Behavior planning systems for autonomous driving can be categorized broadly into three types.

First, the system behavior could be rule based. If the state of our agent or car is $\chi_ 0$, and the states of other agents are $\chi_ {1:K}$, then this kind of behavior produces a decision $\zeta$ dependent only on current states:

$$\zeta = f(\chi_ 0, \chi_ {1:K})$$

Second, the system behavior could be reactive. In this case, the system’s decision is dependent on current states, and predictions of trajectories of other vehicles $\tau_ {1:K}$:

$$\zeta = f(\chi_ 0, \chi_ {1:K}, \tau_ {1:K})$$

Third, the system behavior can be modeled interactively. This means that the predictions of trajectories of other vehicles are computed keeping in mind that they would evolve based on ego’s decision $\zeta$:

$$\zeta = f(\chi_ 0, \chi_ {1:K}, \tau_ {1:K}) \mbox{ and } \tau_ {1:K} = g(\zeta)$$

If the states are exact values, solving the interactive case is hard, because of the circular dependencies. However, we can compute a solution by maintaining a belief probability distribution over the possible current states. This kind of planning is called belief state planning.

Due to the stochastic transition dynamics, it makes sense to formulate belief states within a POMDP framework. This formulation can be then solved using the adaptive belief tree algorithm.

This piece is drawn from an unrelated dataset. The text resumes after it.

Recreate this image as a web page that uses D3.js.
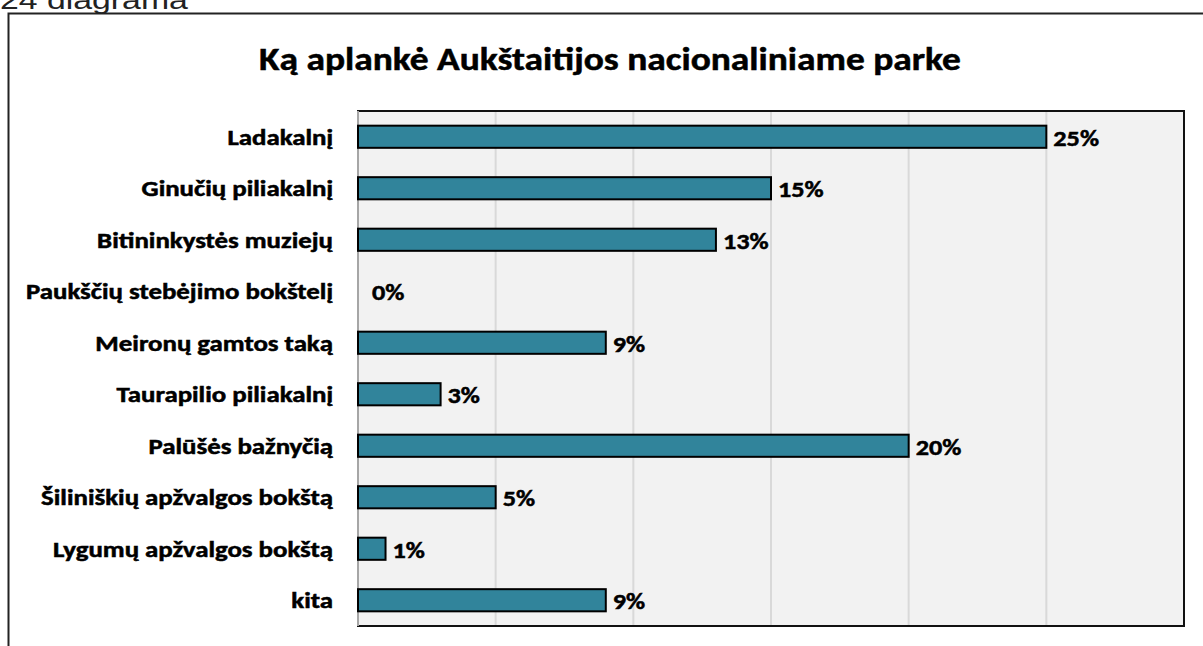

Suppose that for vehicle $k$, a feature vector $f_k$ can be generated that is dependent on its exact state, i.e. position and velocity. If the possible next routes are $r^{(i)}$, then using Bayes rule we can compute a belief given our behavior so far:

$$P(r_k = r^{(i)} | f_k) \propto P(f_k | r^{(i)}) \cdot P(r^{(i)})$$

Since for all $i$, $P(r^{(i)})$ are equal and sum to $1$,

$$P(r_k = r^{(i)} | f_k) \propto P(f_k | r^{(i)})$$

If $f_k$ has independent features that compute the difference between the state of vehicle $k$ and a reference state (a reference path, a reference velocity), then we can assume that this difference follows a normal distribution, i.e. it is more likely to stay close to the reference state.

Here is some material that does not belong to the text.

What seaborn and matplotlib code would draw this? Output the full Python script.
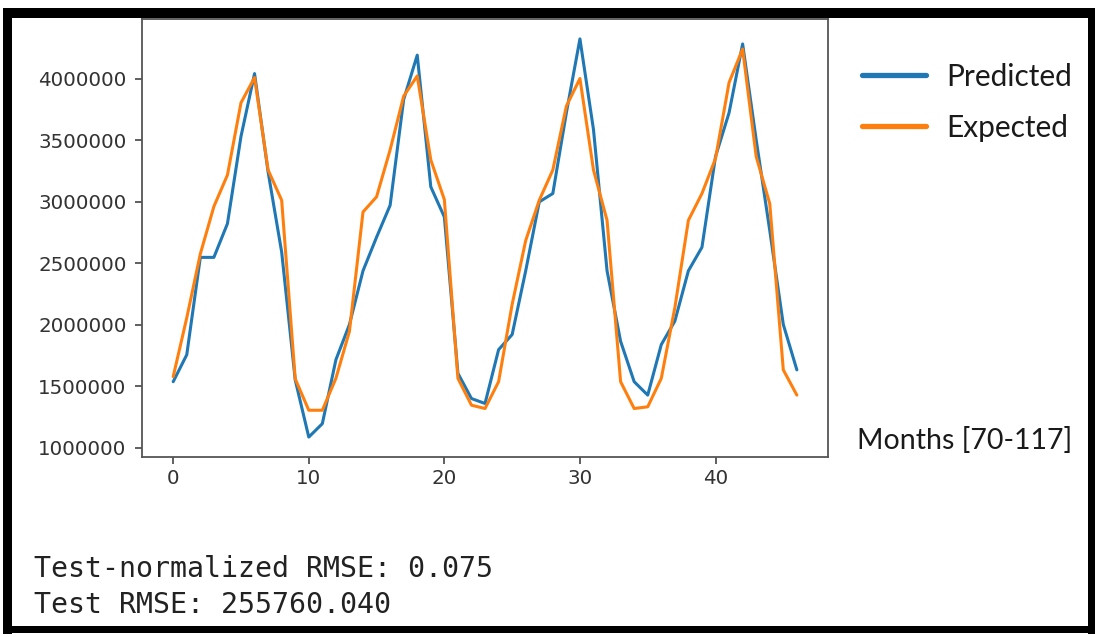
import numpy as np
import pandas as pd
import matplotlib
matplotlib.use("Agg")
import matplotlib.pyplot as plt
from matplotlib.patches import Rectangle
from matplotlib.ticker import StrMethodFormatter
import seaborn as sns

# Monthly values over the test window (months 70-117)
months = list(range(47))
predicted = [1537000, 1756000, 2547000, 2547000, 2821000, 3530000, 4040000, 3240000, 2590000, 1551000,
             1087000, 1196000, 1715000, 2002000, 2438000, 2711000, 2970000, 3830000, 4190000, 3120000,
             2875000, 1605000, 1400000, 1360000, 1797000, 1920000, 2438000, 2998000, 3066000, 3722000,
             4322000, 3585000, 2438000, 1865000, 1537000, 1428000, 1838000, 2029000, 2438000, 2629000,
             3366000, 3722000, 4281000, 3503000, 2766000, 2002000, 1633000]
expected = [1578000, 2056000, 2575000, 2960000, 3216000, 3803000, 4008000, 3257000, 3011000, 1560000,
            1305000, 1305000, 1564000, 1947000, 2916000, 3039000, 3421000, 3857000, 4021000, 3339000,
            3016000, 1564000, 1346000, 1319000, 1537000, 2165000, 2684000, 3011000, 3257000, 3776000,
            4000000, 3257000, 2848000, 1537000, 1319000, 1333000, 1564000, 2138000, 2848000, 3066000,
            3350000, 3967000, 4240000, 3366000, 2984000, 1633000, 1428000]
series_names = ["Predicted", "Expected"]
x_label = "Months [70-117]"
metric_lines = ["Test-normalized RMSE: 0.075", "Test RMSE: 255760.040"]

df = pd.DataFrame({
    "month": months * 2,
    "value": predicted + expected,
    "series": [series_names[0]] * len(months) + [series_names[1]] * len(months),
})

sns.set_style("ticks")
plt.rcParams["font.family"] = ["DejaVu Sans"]

fig = plt.figure(figsize=(10.95, 6.37), dpi=100)
ax = fig.add_axes([0.1297, 0.2826, 0.6265, 0.6876])

sns.lineplot(data=df, x="month", y="value", hue="series",
             palette=["#1f77b4", "#ff7f0e"], linewidth=2.2, ax=ax, legend=True)

ax.set_xticks([0, 10, 20, 30, 40])
ax.set_yticks([1000000, 1500000, 2000000, 2500000, 3000000, 3500000, 4000000])
ax.yaxis.set_major_formatter(StrMethodFormatter("{x:.0f}"))
ax.tick_params(axis="both", labelsize=14.3, colors="#444444", labelcolor="#333333",
               length=5, width=1.2, direction="out")
ax.tick_params(axis="y", pad=6)
ax.set_xlabel("")
ax.set_ylabel("")
for sp in ax.spines.values():
    sp.set_visible(True)
    sp.set_color("#555555")
    sp.set_linewidth(1.3)

# Legend outside the axes, to the right
handles, labels = ax.get_legend_handles_labels()
ax.get_legend().remove()
leg = fig.legend(handles, labels, loc="upper left", bbox_to_anchor=(0.7623, 0.944),
                 frameon=False, prop={"family": "Lato", "size": 21.5},
                 handlelength=2.17, handletextpad=0.67, labelspacing=0.77)
for line in leg.get_lines():
    line.set_linewidth(3.8)
for t in leg.get_texts():
    t.set_color("#1a1a1a")

fig.text(0.783, 0.309, x_label, fontsize=20.5, family="Lato", color="#1a1a1a",
         ha="left", va="center")

# Printed metrics under the chart
fig.text(0.031, 0.106, metric_lines[0], fontsize=20.3, family="DejaVu Sans Mono",
         color="#222222", ha="left", va="center")
fig.text(0.031, 0.050, metric_lines[1], fontsize=20.3, family="DejaVu Sans Mono",
         color="#222222", ha="left", va="center")

# Black frame around the whole figure
W, H = 1095.0, 637.0
for (x0, y0, w, h) in [(3, 8, 1092, 10), (3, 8, 9, 626), (1088, 8, 7, 626), (3, 626, 1092, 7)]:
    fig.patches.append(Rectangle((x0 / W, 1 - (y0 + h) / H), w / W, h / H,
                                 transform=fig.transFigure, facecolor="black",
                                 edgecolor="none", zorder=10))

fig.savefig("out.png", dpi=100)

So, using a normal distribution for $P(f_k | \cdot)$, we can generate a potential next state by sampling a route from our posterior $P(r_k = r^{(i)} | f_k)$, and then keep doing this until our belief posterior spikes out (reaching a depth or termination).

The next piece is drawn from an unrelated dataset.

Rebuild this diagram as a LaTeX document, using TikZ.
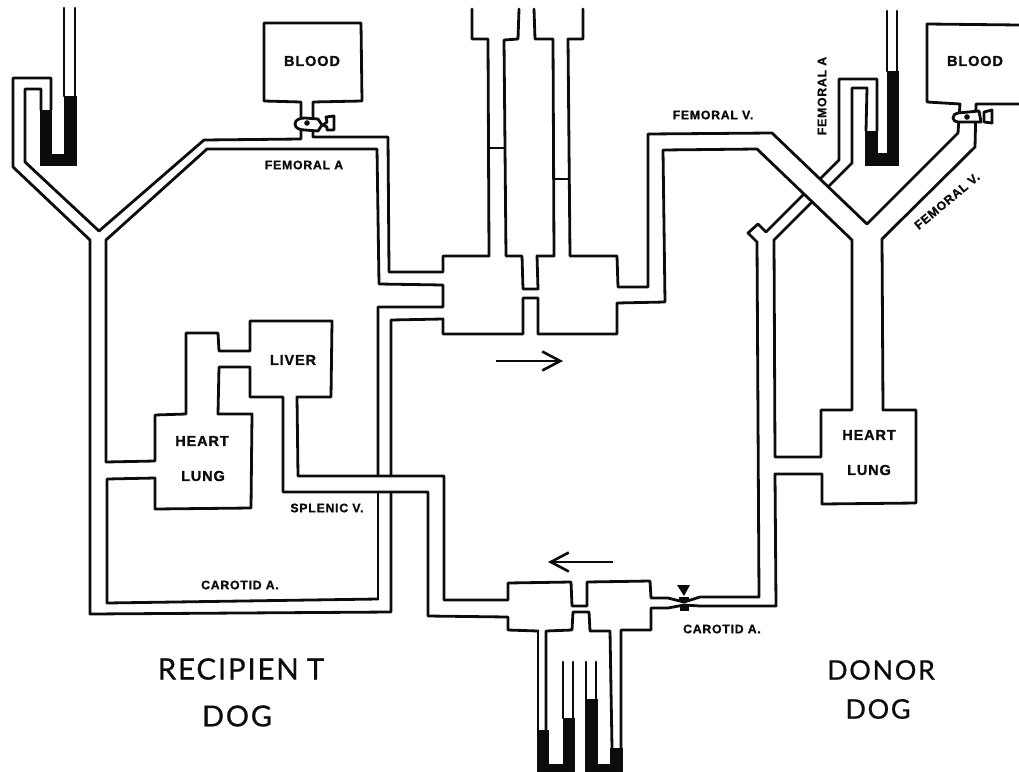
\documentclass[tikz,border=0pt]{standalone}
\usepackage{fontspec}
\setmainfont{Liberation Sans}
\newfontfamily\tagfont[LetterSpace=6,FakeBold=1.2]{Liberation Sans Bold}
\newfontfamily\bigfont[LetterSpace=6,FakeBold=0.7]{Lato}
\usetikzlibrary{arrows.meta}
\definecolor{inkblack}{HTML}{0C0C0C}
\begin{document}
\begin{tikzpicture}[
 x=1pt,y=-1pt,
 vessel/.style={draw=inkblack,line width=2.8pt,line join=round,line cap=round},
 thin vessel/.style={vessel,line width=2.2pt},
 mercury/.style={fill=inkblack,draw=inkblack,line width=.6pt},
 tag/.style={text=inkblack,font=\tagfont\fontsize{12.3}{14}\selectfont,inner sep=0pt},
 organ/.style={text=inkblack,font=\tagfont\fontsize{14.5}{16}\selectfont,inner sep=0pt},
 big/.style={text=inkblack,font=\bigfont\fontsize{27}{30}\selectfont,inner sep=0pt},
 flow/.style={-{Straight Barb[length=18pt,width=19pt]},draw=inkblack,line width=2.6pt}]
\useasboundingbox (0,0) rectangle (1019,771);
% recipient side
\draw[vessel] (51,110)--(51,78)--(13,78)--(13,167)--(90,240)--(90,614)--(391,612)--(391,493);
\draw[vessel] (41,110)--(41,89)--(25,89)--(25,162)--(99,231)--(204,140)--(301,139)--(301,102)--(264,101)--(264,23)--(361,23)--(362,101)--(313,102)--(313,137)--(388,137)--(389,272)--(443,272)--(443,256)--(489,256)--(488,39)--(472,39)--(472,9);
\draw[vessel] (106,462)--(106,240)--(207,149)--(377,149)--(379,284)--(443,285)--(443,307)--(378,307)--(378,476);
\draw[vessel] (391,476)--(391,320)--(443,319)--(443,334)--(523,334)--(523,298)--(538,298)--(538,334)--(617,334)--(617,303)--(665,302)--(663,150)--(757,149)--(852,240)--(852,410)--(821,410)--(821,457)--(775,457)--(774,240)--(811,203);
% liver and heart-lung
\draw[vessel] (106,462)--(155,461)--(155,415)--(186,414)--(186,333)--(218,333)--(219,351)--(250,351)--(250,321)--(332,321)--(331,397)--(297,397)--(298,476)--(444,476)--(444,600)--(508,600)--(508,583)--(571,582)--(572,606)--(587,606)--(587,582)--(650,581)--(651,598)--(668,598)--(684,602)--(700,597)--(759,597)--(757,242)--(748,233)--(758,224)--(766,232)--(803,195);
\draw[vessel] (378,599)--(107,603)--(107,479)--(155,478)--(155,509)--(251,508)--(252,414)--(218,414)--(219,367)--(250,367)--(250,397)--(283,397)--(283,492)--(428,492)--(428,616)--(508,617)--(508,630)--(538,631);
\draw[vessel] (378,493)--(378,599);
% upper pumps
\draw[vessel] (519,9)--(518,39)--(504,40)--(506,256)--(522,256)--(523,289)--(538,289)--(537,256)--(554,256)--(553,39)--(535,39)--(534,9);
\draw[vessel] (583,9)--(583,39)--(568,39)--(570,256)--(617,256)--(618,287)--(648,287)--(648,134)--(772,133)--(867,224)--(958,133)--(960,104)--(927,102)--(927,24)--(1019,25);
\draw[thin vessel] (488,148)--(505,148);
\draw[thin vessel] (553,179)--(568,179);
% donor side
\draw[vessel] (883,410)--(882,239)--(975,147)--(976,104)--(1019,104);
\draw[vessel] (883,410)--(916,410)--(916,503)--(822,504)--(822,474)--(775,474)--(776,606)--(700,606)--(684,605)--(668,608)--(651,608)--(651,630)--(621,630)--(621,770);
\draw[vessel] (877,131)--(877,79)--(839,79)--(839,160)--(820,179);
\draw[vessel] (866,131)--(867,88)--(852,88)--(852,163)--(828,187);
% lower pumps
\draw[vessel] (538,631)--(538,770);
\draw[vessel] (546,730)--(546,631)--(572,630)--(573,612)--(589,612)--(590,631)--(610,631)--(612,748);
% gauges
\draw[vessel] (64,8)--(64,96); \draw[vessel] (75,8)--(75,96);
\draw[vessel] (887,11)--(887,71); \draw[vessel] (897,11)--(897,71);
\draw[vessel] (563,662)--(563,718); \draw[vessel] (573,662)--(573,718);
\draw[vessel] (586,662)--(586,699); \draw[vessel] (596,662)--(596,699);
\fill[mercury] (40,110)--(51,110)--(51,154)--(64,154)--(64,96)--(76,96)--(76,165)--(40,165)--cycle;
\fill[mercury] (865,131)--(877,131)--(877,153)--(887,153)--(887,71)--(898,71)--(898,165)--(865,165)--cycle;
\fill[mercury] (537,730)--(548,730)--(548,764)--(563,764)--(563,718)--(574,718)--(574,771)--(537,771)--cycle;
\fill[mercury] (585,699)--(597,699)--(597,764)--(610,764)--(610,748)--(622,748)--(622,771)--(585,771)--cycle;
% stopcocks
\draw[vessel,fill=white] (295,124) to[out=90,in=180] (305,118)--(318,119)--(322,125)--(318,131)--(305,130) to[out=180,in=270] (295,124)--cycle;
\draw[vessel,fill=white] (323,125)--(327,122)--(326,117)--(334,116)--(334,130)--(327,130)--(327,127)--cycle;
\fill[inkblack] (307,123) circle (2.8);
\draw[vessel,fill=white] (953,118) to[out=90,in=180] (958,113)--(979,111)--(981,122)--(958,122) to[out=180,in=270] (953,118)--cycle;
\draw[vessel,fill=white] (984,112)--(992,110)--(992,123)--(984,122)--cycle;
\fill[inkblack] (967,117) circle (2.8);
% clamp
\fill[inkblack] (677,585)--(690,585)--(684,596)--cycle;
\fill[inkblack] (679,597) rectangle (689,601);
\fill[inkblack] (680,606) rectangle (689,611);
% labels
\node[organ] (blood left) at (312,61) {BLOOD};
\node[organ] (blood right) at (975,61) {BLOOD};
\node[organ] (liver) at (293,360) {LIVER};
\node[organ] (heart left) at (202,441) {HEART};
\node[organ] (lung left) at (203,476) {LUNG};
\node[organ] (heart right) at (869,435) {HEART};
\node[organ] (lung right) at (869,470) {LUNG};
\node[tag] (fem a left) at (304,165) {FEMORAL A};
\node[tag] (fem v top) at (713,115) {FEMORAL V.};
\node[tag,rotate=90] (fem a right) at (822,96) {FEMORAL A};
\node[tag,rotate=40] (fem v right) at (947,201) {FEMORAL V.};
\node[tag] (splenic) at (327,508) {SPLENIC V.};
\node[tag] (carotid left) at (240,585) {CAROTID A.};
\node[tag] (carotid right) at (722,629) {CAROTID A.};
\node[big,font=\bigfont\fontsize{29.5}{32}\selectfont] (recipient) at (241,669) {RECIPIEN\kern8pt T};
\node[big,font=\bigfont\fontsize{29}{32}\selectfont] (dog left) at (237,716) {DOG};
\node[big] (donor) at (881,670) {DONOR};
\node[big] (dog right) at (878,709) {DOG};
% flow arrows
\coordinate (in a) at (496,361);
\coordinate (in b) at (563,361);
\coordinate (out a) at (613,562);
\coordinate (out b) at (548,562);
\draw[flow] (in a)--(in b);
\draw[flow] (out a)--(out b);
\end{tikzpicture}
\end{document}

Since we are multiplying our belief everytime with a normal distribution with $\mu=0$, eventually, the belief posterior will become highly probable around the mean.

Now we can use Monte Carlo sampling at every timestep to make decisions. At each timestep, we start with our current belief, sample a set of possible actions, and produce the next set of beliefs for the next level of the tree. We do this recursively until a depth or until termination.

In practice, the belief distribution is first discretized. Then some of the current discrete beliefs are chosen, and a UCB action is chosen for each of them (random action with probability $\epsilon$), then new discrete beliefs are generated. Further, the velocities may be assumed constant after some depth in the tree, to make the computation less intensive.